The power of cities and towns to condemn lands for water supply, including lands the drainage of which would contaminate the water supply, is conferred by section 2012, *29 vol. I, Code of Laws, amended March 2, 1909, 26 Stat., 42. The statute provides that the compensation is to be determined in the manner now provided by law for the condemnation of lands and rights of way of railroad corporations.

It has been determined by many decisions following RailroadCo. v. Riddlehuber, 38 S.C. 308, 17 S.E. 24, that the condemnation statutes provide no machinery for determining the right to institute such proceedings and that the only matter to be determined thereby is the amount of the compensation. Questions as to the constitutionality of the statute, the power of the Town of Greenwood to condemn lands for water supply within or without its corporate limits, the jurisdiction of Judge Aldrich to grant the order directing the clerk to empanel a jury in condemnation, the necessity requiring condemnation of the land desired, all relate to the right to condemn, and were not proper to be considered in these proceedings. If defendant desired to make questions of this character she should have instituted proceedings before the verdict in condemnation to test the right to condemn and to enjoin the condemnation proceedings, as was done in the case of Riley v. Union Station,71 S.C. 457, 51 S.E. 485, and other cases.

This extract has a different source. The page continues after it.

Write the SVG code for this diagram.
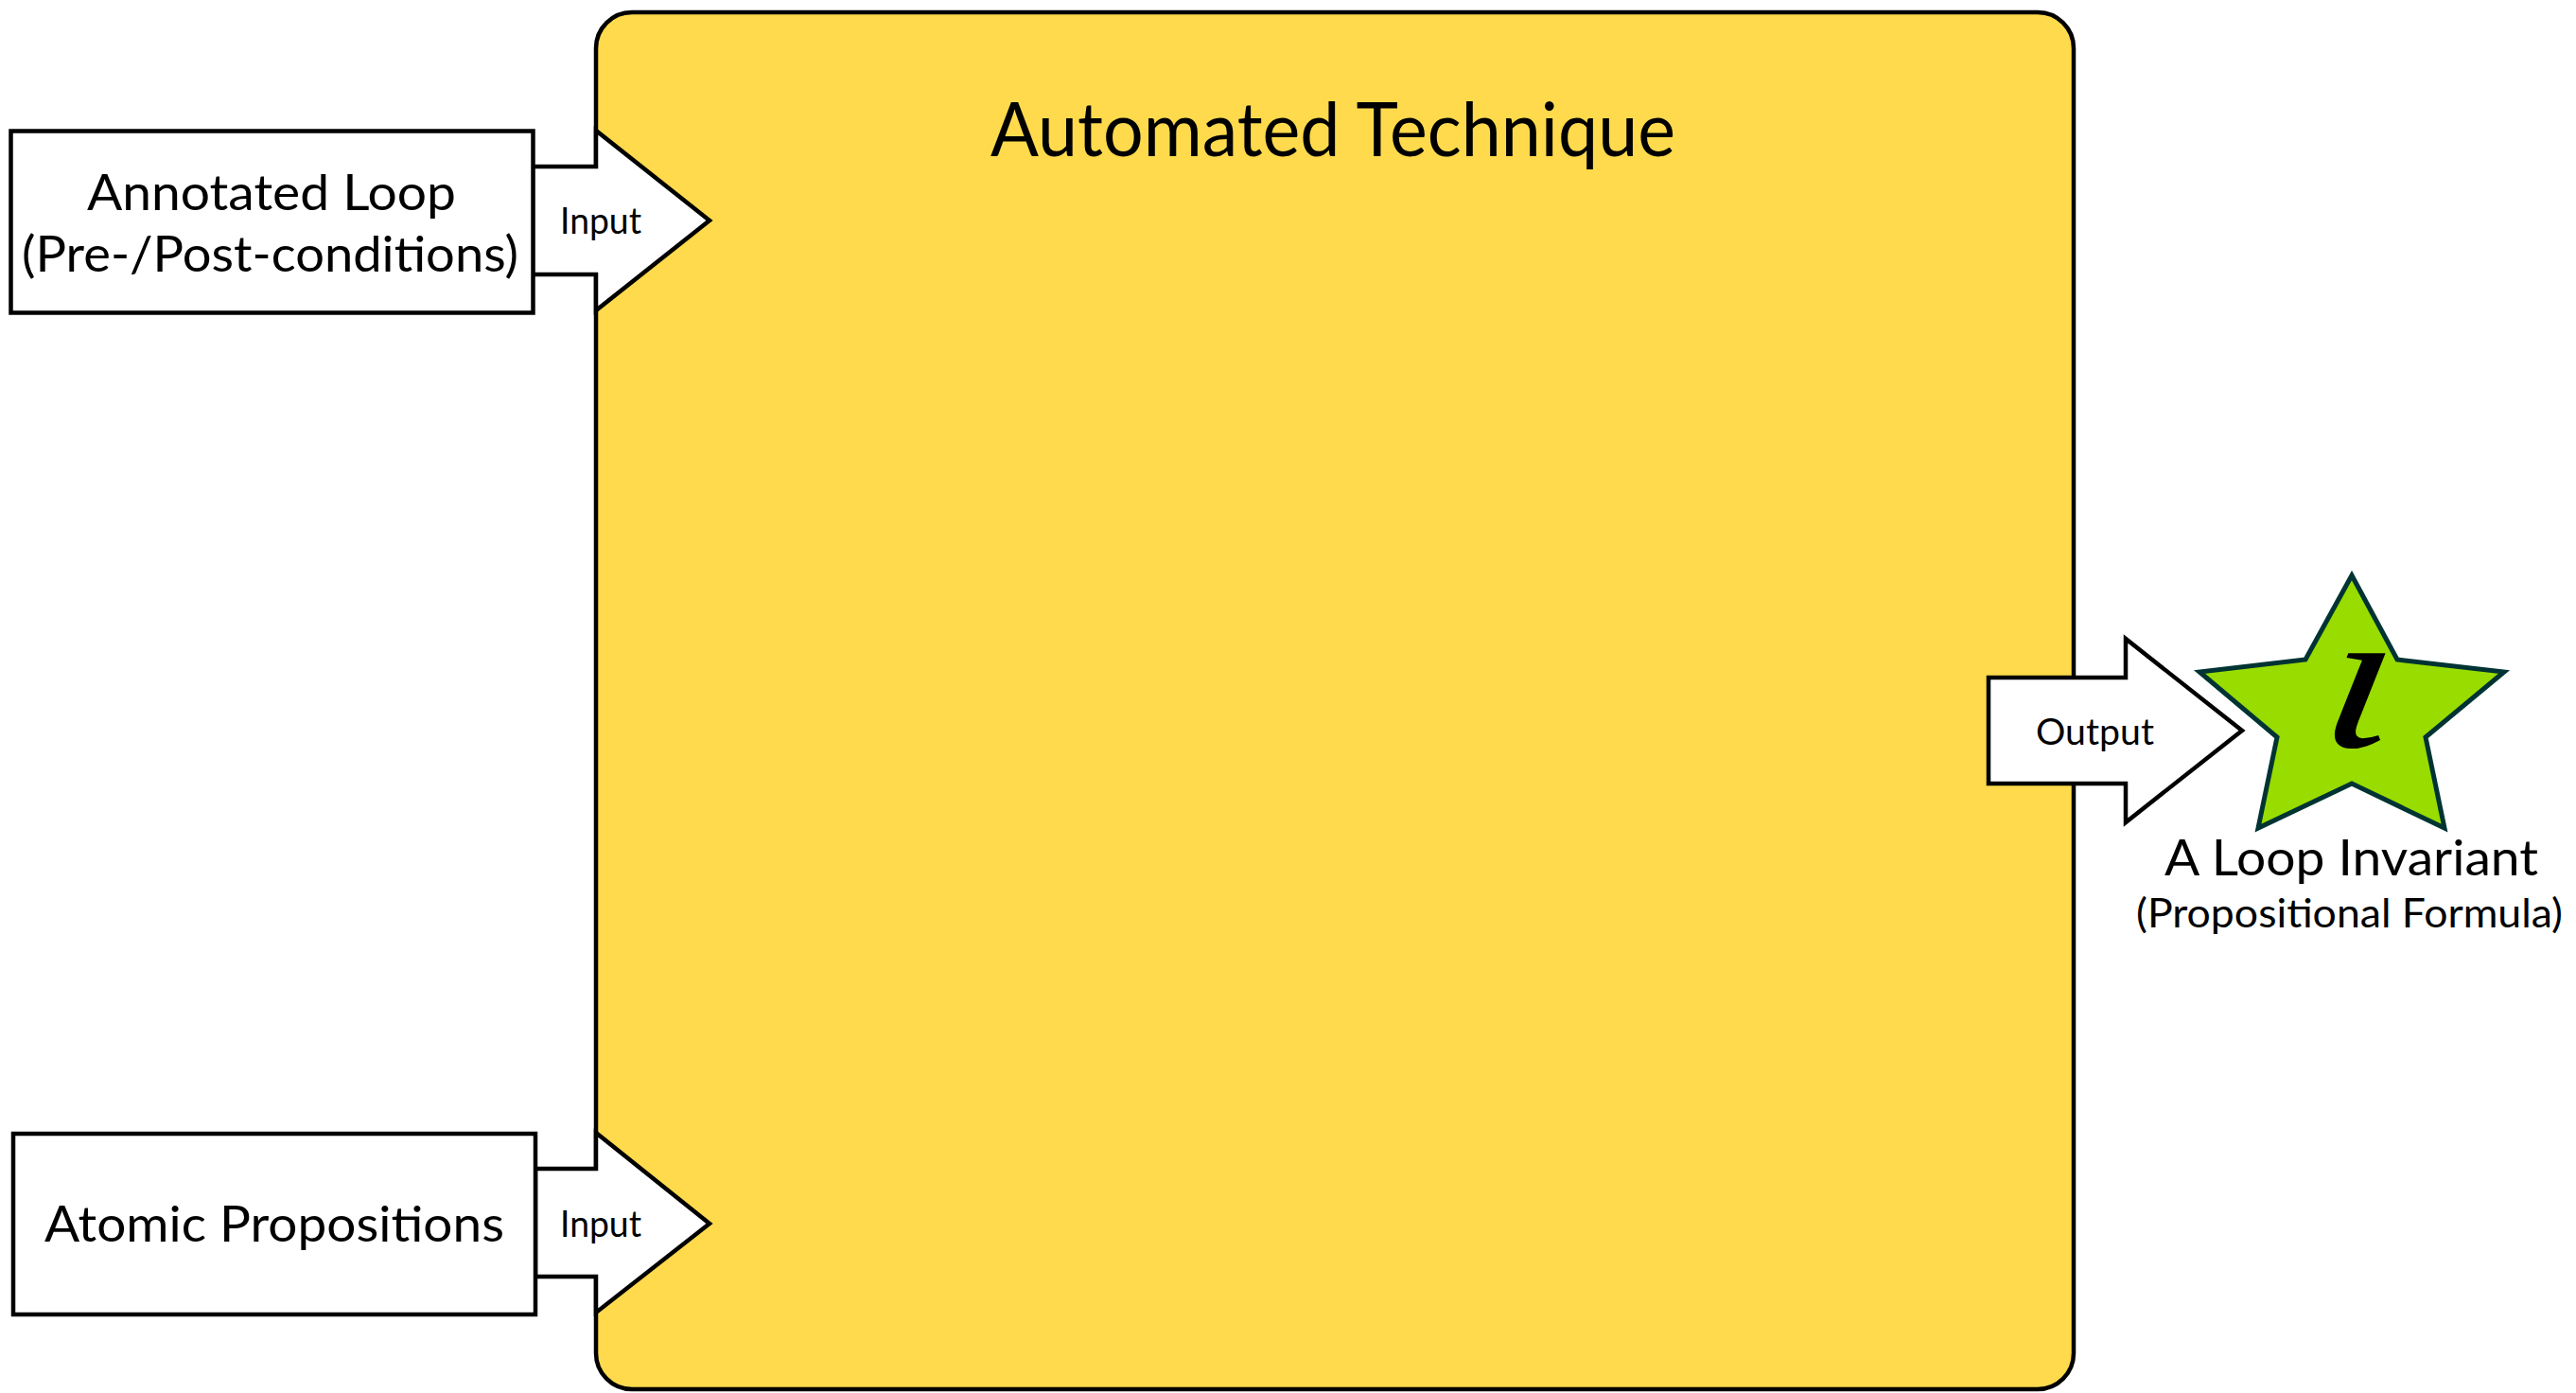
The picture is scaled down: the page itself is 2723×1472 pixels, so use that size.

The exception that the verdict was far too small in amount cannot avail in this Court. The appellant was not entitled to a trial de novo in the Court of Common Pleas unless that Court was satisfied of the reasonable sufficiency of the grounds, and the determination of the Circuit Court that it has or has not been so satisfied will not ordinarily be reviewed. Chesterfield K.R.R. Co. v.Johnson, 58 S.C. 561, 36 S.E. 919; Southern Power Co. v.Williams, 85 S.C. 172, 67 S.E. 136.

There is nothing to show abuse of discretion. The verdict was not so inadequate as to suggest that it was the result of caprice, partiality or corrupt motive; on the contrary there was much testimony in support of the verdict as a *30 fair one. The introduction in evidence of the contract between B.F. Yoe and the Town of Greenwood for the three acres adjoining the land sought to be condemned was not regarded by the Circuit Court as sufficient to warrant a trialde novo, and we see no reason to justify our interference on that ground. The contract was not wholly irrelevant to the issue of value, and could not have prejudicially affected the result against appellant.

In determining the sufficiency of the grounds on appeal in condemnation proceedings to warrant a trial de novo, it is of course proper for the Circuit Court to consider the record in connection with the grounds of appeal.

The judgment of the Circuit Court is affirmed.